**Given request:** Return every line of the material exactly.

:::::

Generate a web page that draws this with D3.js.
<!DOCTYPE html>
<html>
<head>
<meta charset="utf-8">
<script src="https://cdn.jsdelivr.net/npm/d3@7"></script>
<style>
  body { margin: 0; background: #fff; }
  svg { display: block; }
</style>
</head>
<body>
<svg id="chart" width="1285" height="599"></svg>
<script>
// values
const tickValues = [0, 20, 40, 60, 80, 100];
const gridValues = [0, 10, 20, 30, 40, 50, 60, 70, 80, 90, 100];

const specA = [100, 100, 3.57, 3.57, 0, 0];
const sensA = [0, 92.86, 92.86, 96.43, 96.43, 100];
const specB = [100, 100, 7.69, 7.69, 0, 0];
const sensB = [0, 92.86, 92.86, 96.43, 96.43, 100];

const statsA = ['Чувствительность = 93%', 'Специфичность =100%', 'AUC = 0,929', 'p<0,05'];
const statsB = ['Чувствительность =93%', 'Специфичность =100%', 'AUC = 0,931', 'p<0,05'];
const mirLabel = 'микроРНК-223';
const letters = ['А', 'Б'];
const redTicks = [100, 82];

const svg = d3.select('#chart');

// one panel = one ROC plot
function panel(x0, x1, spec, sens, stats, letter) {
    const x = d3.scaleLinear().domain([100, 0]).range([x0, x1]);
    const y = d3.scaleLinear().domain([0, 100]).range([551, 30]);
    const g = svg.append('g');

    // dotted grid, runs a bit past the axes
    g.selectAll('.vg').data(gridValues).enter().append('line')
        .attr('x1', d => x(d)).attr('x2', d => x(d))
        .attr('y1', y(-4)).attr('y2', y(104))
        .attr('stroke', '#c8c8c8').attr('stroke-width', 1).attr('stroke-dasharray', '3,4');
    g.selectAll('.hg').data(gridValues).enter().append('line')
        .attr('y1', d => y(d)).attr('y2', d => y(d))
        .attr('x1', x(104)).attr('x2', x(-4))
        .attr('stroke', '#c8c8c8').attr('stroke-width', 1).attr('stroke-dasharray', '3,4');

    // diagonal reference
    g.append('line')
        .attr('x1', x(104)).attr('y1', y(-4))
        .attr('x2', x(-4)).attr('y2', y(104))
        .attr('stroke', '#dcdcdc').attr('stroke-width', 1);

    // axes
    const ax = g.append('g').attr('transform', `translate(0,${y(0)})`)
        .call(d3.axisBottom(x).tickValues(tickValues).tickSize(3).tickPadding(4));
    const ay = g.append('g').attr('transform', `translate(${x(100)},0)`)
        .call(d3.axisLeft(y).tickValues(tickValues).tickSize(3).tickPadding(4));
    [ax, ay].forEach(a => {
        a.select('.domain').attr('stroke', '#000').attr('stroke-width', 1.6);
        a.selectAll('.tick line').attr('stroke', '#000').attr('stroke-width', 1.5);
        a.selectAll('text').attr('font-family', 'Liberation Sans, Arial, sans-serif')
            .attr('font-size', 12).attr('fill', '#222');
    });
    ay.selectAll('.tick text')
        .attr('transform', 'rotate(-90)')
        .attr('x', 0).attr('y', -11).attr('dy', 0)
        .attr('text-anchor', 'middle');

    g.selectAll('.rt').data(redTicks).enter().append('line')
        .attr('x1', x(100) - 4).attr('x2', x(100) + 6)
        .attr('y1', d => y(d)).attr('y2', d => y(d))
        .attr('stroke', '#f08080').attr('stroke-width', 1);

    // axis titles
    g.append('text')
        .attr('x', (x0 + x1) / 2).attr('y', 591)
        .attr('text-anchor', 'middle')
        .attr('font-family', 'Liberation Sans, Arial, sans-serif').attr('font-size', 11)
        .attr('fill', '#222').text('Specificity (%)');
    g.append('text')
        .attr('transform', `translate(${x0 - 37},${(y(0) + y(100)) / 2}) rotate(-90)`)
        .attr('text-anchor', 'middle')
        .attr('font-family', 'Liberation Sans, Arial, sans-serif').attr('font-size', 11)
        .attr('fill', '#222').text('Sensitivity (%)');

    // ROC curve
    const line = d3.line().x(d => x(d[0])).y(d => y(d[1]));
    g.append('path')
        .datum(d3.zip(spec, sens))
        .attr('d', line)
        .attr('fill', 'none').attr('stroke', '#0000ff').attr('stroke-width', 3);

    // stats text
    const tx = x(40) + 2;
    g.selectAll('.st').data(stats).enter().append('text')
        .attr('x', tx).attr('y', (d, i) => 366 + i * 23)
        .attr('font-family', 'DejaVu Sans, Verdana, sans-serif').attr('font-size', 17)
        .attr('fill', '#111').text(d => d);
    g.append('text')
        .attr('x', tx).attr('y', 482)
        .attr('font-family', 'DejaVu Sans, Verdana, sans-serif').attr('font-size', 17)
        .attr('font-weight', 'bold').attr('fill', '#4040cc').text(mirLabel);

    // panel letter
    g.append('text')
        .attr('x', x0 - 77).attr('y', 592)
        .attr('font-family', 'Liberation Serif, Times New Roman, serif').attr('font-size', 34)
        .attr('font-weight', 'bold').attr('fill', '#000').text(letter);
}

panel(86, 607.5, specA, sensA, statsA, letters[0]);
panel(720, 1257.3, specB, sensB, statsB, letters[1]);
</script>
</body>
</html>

:::::

**Output for this exercise:**
Generate a web page that draws this with D3.js.
<!DOCTYPE html>
<html>
<head>
<meta charset="utf-8">
<script src="https://cdn.jsdelivr.net/npm/d3@7"></script>
<style>
  body { margin: 0; background: #fff; }
  svg { display: block; }
</style>
</head>
<body>
<svg id="chart" width="1285" height="599"></svg>
<script>
// values
const tickValues = [0, 20, 40, 60, 80, 100];
const gridValues = [0, 10, 20, 30, 40, 50, 60, 70, 80, 90, 100];

const specA = [100, 100, 3.57, 3.57, 0, 0];
const sensA = [0, 92.86, 92.86, 96.43, 96.43, 100];
const specB = [100, 100, 7.69, 7.69, 0, 0];
const sensB = [0, 92.86, 92.86, 96.43, 96.43, 100];

const statsA = ['Чувствительность = 93%', 'Специфичность =100%', 'AUC = 0,929', 'p<0,05'];
const statsB = ['Чувствительность =93%', 'Специфичность =100%', 'AUC = 0,931', 'p<0,05'];
const mirLabel = 'микроРНК-223';
const letters = ['А', 'Б'];
const redTicks = [100, 82];

const svg = d3.select('#chart');

// one panel = one ROC plot
function panel(x0, x1, spec, sens, stats, letter) {
    const x = d3.scaleLinear().domain([100, 0]).range([x0, x1]);
    const y = d3.scaleLinear().domain([0, 100]).range([551, 30]);
    const g = svg.append('g');

    // dotted grid, runs a bit past the axes
    g.selectAll('.vg').data(gridValues).enter().append('line')
        .attr('x1', d => x(d)).attr('x2', d => x(d))
        .attr('y1', y(-4)).attr('y2', y(104))
        .attr('stroke', '#c8c8c8').attr('stroke-width', 1).attr('stroke-dasharray', '3,4');
    g.selectAll('.hg').data(gridValues).enter().append('line')
        .attr('y1', d => y(d)).attr('y2', d => y(d))
        .attr('x1', x(104)).attr('x2', x(-4))
        .attr('stroke', '#c8c8c8').attr('stroke-width', 1).attr('stroke-dasharray', '3,4');

    // diagonal reference
    g.append('line')
        .attr('x1', x(104)).attr('y1', y(-4))
        .attr('x2', x(-4)).attr('y2', y(104))
        .attr('stroke', '#dcdcdc').attr('stroke-width', 1);

    // axes
    const ax = g.append('g').attr('transform', `translate(0,${y(0)})`)
        .call(d3.axisBottom(x).tickValues(tickValues).tickSize(3).tickPadding(4));
    const ay = g.append('g').attr('transform', `translate(${x(100)},0)`)
        .call(d3.axisLeft(y).tickValues(tickValues).tickSize(3).tickPadding(4));
    [ax, ay].forEach(a => {
        a.select('.domain').attr('stroke', '#000').attr('stroke-width', 1.6);
        a.selectAll('.tick line').attr('stroke', '#000').attr('stroke-width', 1.5);
        a.selectAll('text').attr('font-family', 'Liberation Sans, Arial, sans-serif')
            .attr('font-size', 12).attr('fill', '#222');
    });
    ay.selectAll('.tick text')
        .attr('transform', 'rotate(-90)')
        .attr('x', 0).attr('y', -11).attr('dy', 0)
        .attr('text-anchor', 'middle');

    g.selectAll('.rt').data(redTicks).enter().append('line')
        .attr('x1', x(100) - 4).attr('x2', x(100) + 6)
        .attr('y1', d => y(d)).attr('y2', d => y(d))
        .attr('stroke', '#f08080').attr('stroke-width', 1);

    // axis titles
    g.append('text')
        .attr('x', (x0 + x1) / 2).attr('y', 591)
        .attr('text-anchor', 'middle')
        .attr('font-family', 'Liberation Sans, Arial, sans-serif').attr('font-size', 11)
        .attr('fill', '#222').text('Specificity (%)');
    g.append('text')
        .attr('transform', `translate(${x0 - 37},${(y(0) + y(100)) / 2}) rotate(-90)`)
        .attr('text-anchor', 'middle')
        .attr('font-family', 'Liberation Sans, Arial, sans-serif').attr('font-size', 11)
        .attr('fill', '#222').text('Sensitivity (%)');

    // ROC curve
    const line = d3.line().x(d => x(d[0])).y(d => y(d[1]));
    g.append('path')
        .datum(d3.zip(spec, sens))
        .attr('d', line)
        .attr('fill', 'none').attr('stroke', '#0000ff').attr('stroke-width', 3);

    // stats text
    const tx = x(40) + 2;
    g.selectAll('.st').data(stats).enter().append('text')
        .attr('x', tx).attr('y', (d, i) => 366 + i * 23)
        .attr('font-family', 'DejaVu Sans, Verdana, sans-serif').attr('font-size', 17)
        .attr('fill', '#111').text(d => d);
    g.append('text')
        .attr('x', tx).attr('y', 482)
        .attr('font-family', 'DejaVu Sans, Verdana, sans-serif').attr('font-size', 17)
        .attr('font-weight', 'bold').attr('fill', '#4040cc').text(mirLabel);

    // panel letter
    g.append('text')
        .attr('x', x0 - 77).attr('y', 592)
        .attr('font-family', 'Liberation Serif, Times New Roman, serif').attr('font-size', 34)
        .attr('font-weight', 'bold').attr('fill', '#000').text(letter);
}

panel(86, 607.5, specA, sensA, statsA, letters[0]);
panel(720, 1257.3, specB, sensB, statsB, letters[1]);
</script>
</body>
</html>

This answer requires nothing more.